Kommentar:Verräter im System

Die rituelle Ratlosigkeit des Sports angesichts seines Strukturproblems zeigt, dass Doping kaum einen Funktionär interessiert. Was diese Kaste wirklich umtreibt, offenbart der Präsident der Welt-Anti-Doping-Agentur.

Von Thomas Kistner

Nicht jeder im Epizentrum des jüngsten Dopingbebens hat den Humor verloren. So kündigt nun Thomas Bach die hundertste Null-Toleranz-Politik gegen den Betrug an. Das sagte der IOC-Chef beim Treff in Malaysia, wo seine Olympier just die namhafte Schneeregion Peking (wegen der Nachhaltigkeit und des Umweltschutzes) zum Wintersportort 2022 gekürt hatten; das sagt der Mann, an dessen starkem Widerstand jahrelang ein Anti-Doping-Gesetz in Deutschland scheiterte. Kaum war Bach auf den IOC-Thron gewechselt, machte sich die Berliner Politik mit Verve an die Arbeit. Demnächst soll der Gesetzesentwurf verabschiedet werden. Allen Einwänden von Bachs im Deutschen Olympischen Sportbund zurückgebliebenen Mitstreitern zum Trotz.

Solche Geschichten helfen verstehen, wie das Wirtschaftssystem Spitzensport auch diese Krise abwiegeln wird: So wie immer. Kleine Sünder, die bald überführt werden dürften, müssen sich allerdings warm anziehen: Mit Bauernopfern machen Funktionäre kurzen Prozess. Sie sind in Zeiten, wenn die Glaubwürdigkeit erodiert, hochwillkommen, um eine Entschlossenheit zu exerzieren, die es tatsächlich nie gab, gibt oder geben wird. Schließlich ist Doping kein Einzelproblem. Es ist der große Systemzwang.

Wer war die Quelle? Diese Frage treibt auffallend viele um

Schneller, höher, stärker lautet das Motto Olympias, dessen Kernsportarten Leichtathletik und Schwimmen gerade wieder massiv in den Fokus gerückt sind. Aber keine Sorge, es wird kein Heldensterben geben. Null-Toleranz heißt im Sport: Tut, was ihr müsst, wir werden es selbst bei schwerster Verdachtslage absichern - wofür gibt es die Unschuldsvermutung? Wer sich aber trotz aller Tricks ertappen lässt, ist fällig. So sind die Regeln. Nicht de jure, klar. De facto.

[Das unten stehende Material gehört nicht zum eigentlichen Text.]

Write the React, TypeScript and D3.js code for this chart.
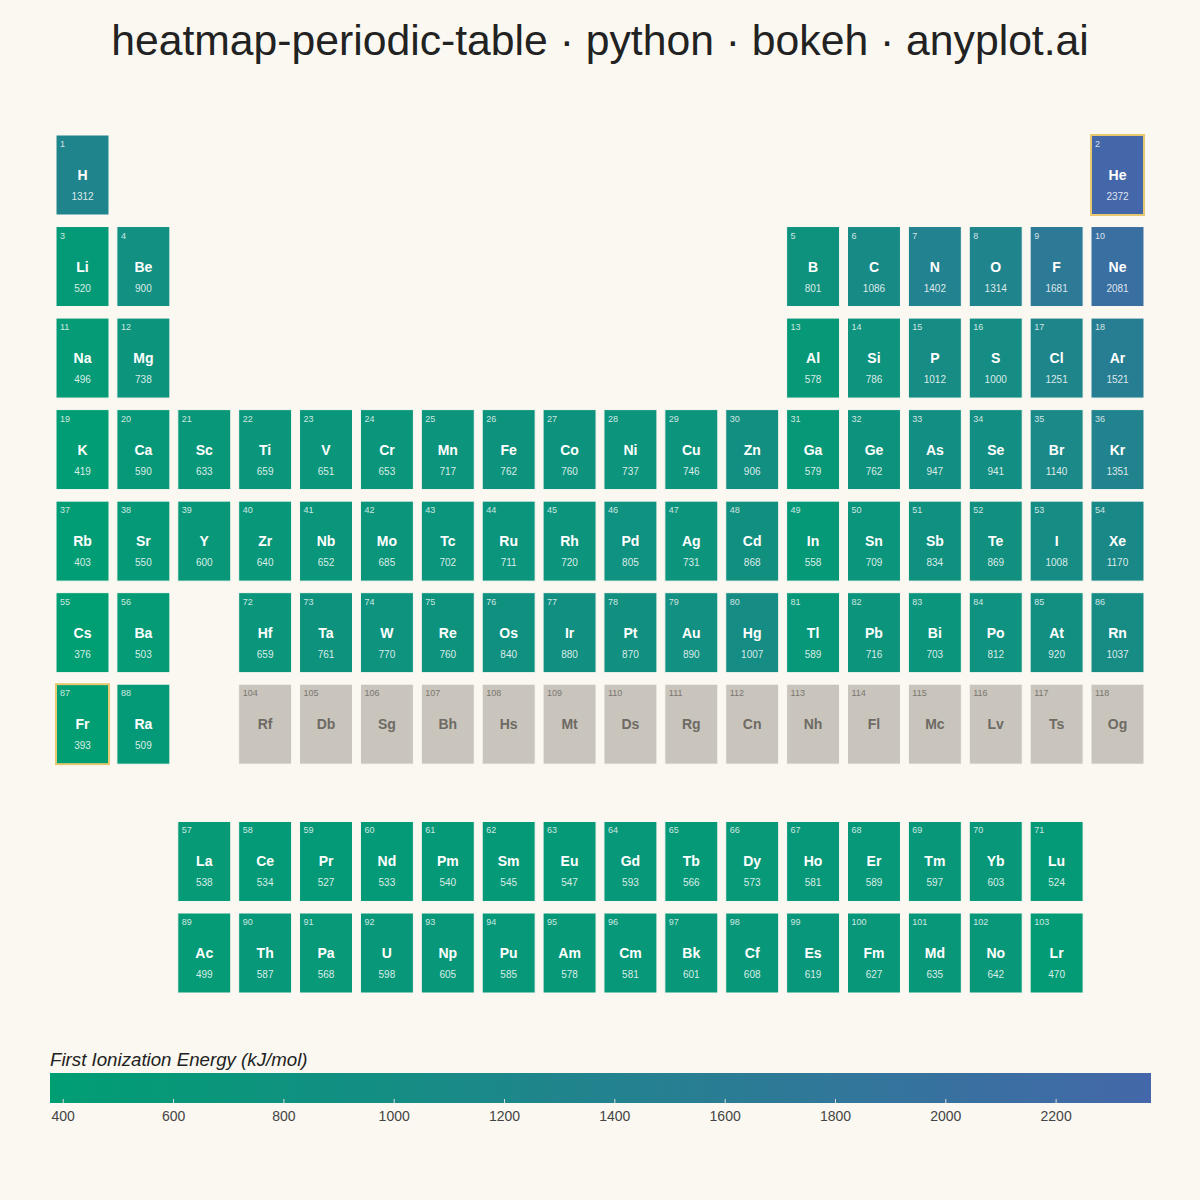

Bei der Analyse helfen zwei wissenschaftliche Erhebungen unter deutschen Kaderathleten aus jüngerer Zeit. Zutage trat, dass bis zu 50 Prozent mit Doping zumindest schon in Berührung kamen. Bei einer Sporthilfe-Studie 2013 gaben gar sechs Prozent an, regelmäßig zu dopen; 40 Prozent ließen die D-Frage unbeantwortet. Was der Sport anfing mit der unglaublichen Auskunft? Wie er damit umging? Ist nicht bekannt. Vielleicht lassen sich aus solchen Materialien ja prima Papierflieger basteln?

Die rituelle Ratlosigkeit des Sports angesichts seines Strukturproblems zeigt, dass dieses Thema kaum einen Funktionär interessiert. Was diese Kaste wirklich umtreibt, hat jetzt Craig Reedie offenbart. Man sei "sehr überrascht" von den Enthüllungen, sagte der Präsident der Welt-Anti-Doping-Agentur und IOC-Vize, "die wohl von einer undichten Stelle im Leichtathletik-Weltverband IAAF kommen". Ein Verräter im System, der die Öffentlichkeit über ein gewaltiges Lügengebilde informierte? Er sei sicher, fuhr Reedie fort, dass sie bei der IAAF "ganz genau nachforschen, um die Quelle zu finden!" Die Quelle: Um die geht es! Geschlossene Systeme müssen sich nur vor Verrätern fürchten.